Attracting big tech clients
Onna’s cloud-based SaaS offer quickly attracted the attention of Facebook, which became its first major customer in 2017. Despite the strong start, building Onna was a complex process and the company was careful to make sure it had perfected its product before beginning to scale up.
“We brought together several disruptive technologies to create innovative frameworks built on a containerized microservices architecture and shipped in a Kubernetes container. Our platform is deployable in our cloud or the customer’s private or on-prem cloud, making it highly scalable and secure," said Griswold.

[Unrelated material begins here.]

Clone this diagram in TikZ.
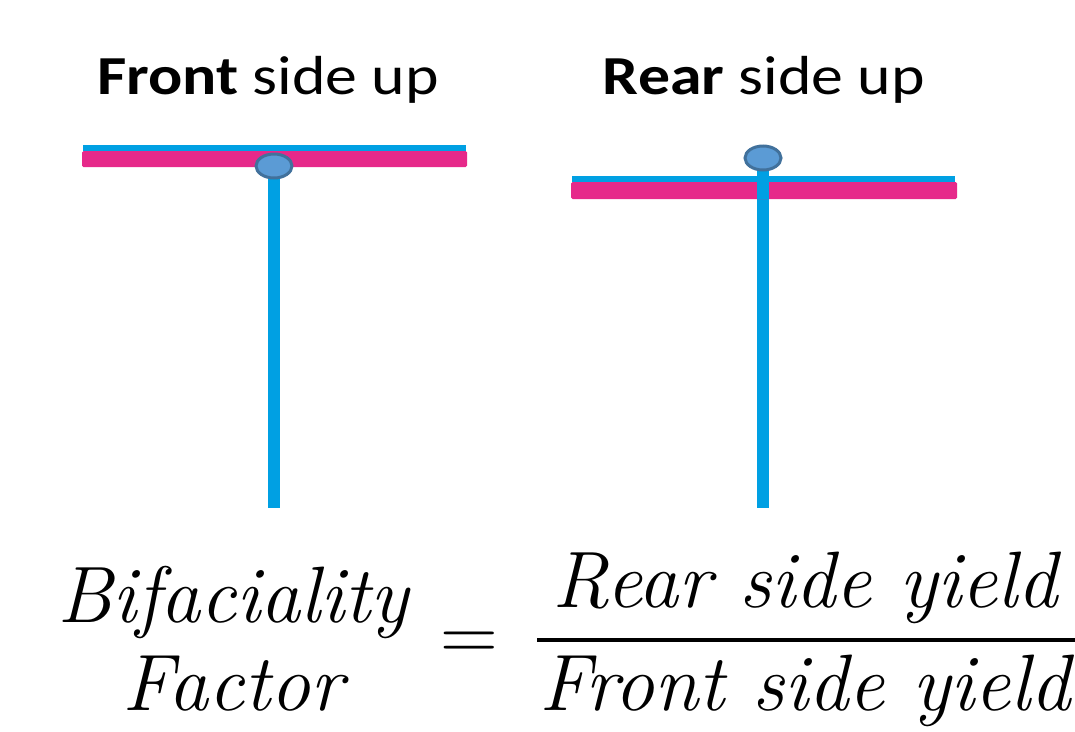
\documentclass[tikz,border=0pt]{standalone}
\usepackage{fontspec}
\newfontfamily\headfont[FakeStretch=1.16]{Carlito}
\definecolor{cyanbar}{HTML}{00A0E3}
\definecolor{pinkbar}{HTML}{E6298A}
\definecolor{dotfill}{HTML}{5B9BD5}
\definecolor{dotline}{HTML}{41719C}
\tikzset{
  blueline/.style={fill=cyanbar, draw=none},
  pinkpanel/.style={fill=pinkbar, draw=none, rounded corners=1.5pt},
  stem/.style={fill=cyanbar, draw=none},
  pivot/.style={ellipse, fill=dotfill, draw=dotline, line width=3pt, minimum width=36pt, minimum height=24pt, inner sep=0pt},
  headline/.style={font=\headfont\fontsize{55}{64}\selectfont, anchor=base, inner sep=0pt},
  eqtext/.style={font=\itshape\fontsize{80}{90}\selectfont, anchor=base, inner sep=0pt},
}
\usetikzlibrary{shapes.geometric}
\begin{document}
\begin{tikzpicture}[x=1pt,y=-1pt]
\useasboundingbox (0,0) rectangle (1075,731);
% headings
\node[headline] (h1) at (268,94) {\textbf{Front} side up};
\node[headline] (h2) at (764,94) {\textbf{Rear} side up};
% left T
\fill[blueline] (83,145) rectangle (466,151);
\fill[pinkpanel] (82,151) rectangle (467,167);
\fill[stem] (268,166) rectangle (280,508);
\node[pivot] (p1) at (274,166) {};
% right T
\fill[stem] (757,158) rectangle (769,508);
\fill[blueline] (572,176) rectangle (955,182);
\fill[pinkpanel] (571,182) rectangle (957,199);
\fill[stem] (757,176) rectangle (769,199);
\node[pivot] (p2) at (763,158) {};
% equation
\node[eqtext] (b1) at (233,622) {Bifaciality};
\node[eqtext] (b2) at (233,710) {Factor};
\node[eqtext] (eq) at (469,660) {\upshape =};
\node[eqtext] (num) at (805,607) {Rear side yield};
\node[eqtext] (den) at (805,710) {Front side yield};
\draw[line width=4pt] (537,640) -- (1075,640);
\end{tikzpicture}
\end{document}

She added that "the company spent the first few years with a few anchor clients, including Facebook. That really ensured that we got the product right and it really paid off with us gaining ever more traction. Only in the last couple of years have we dialed up our commercial and go-to-market efforts.”
Today Onna has more than 30 out-of-the-box integrations. "Most of our connected apps have APIs so the challenge was connecting to them in a way that would enable us to meet demanding use cases, like compliance or e-discovery," Griswold said.
“For example, with our integration partners like Slack or Dropbox, we provide feedback on our experience with their APIs, as well as recommendations to support the use cases we are addressing.”
Security and privacy have been the key focuses for Onna when developing its product, she noted. “This has enabled us to build such strong relationships with such strong brands, even at the relatively early stage we are at.”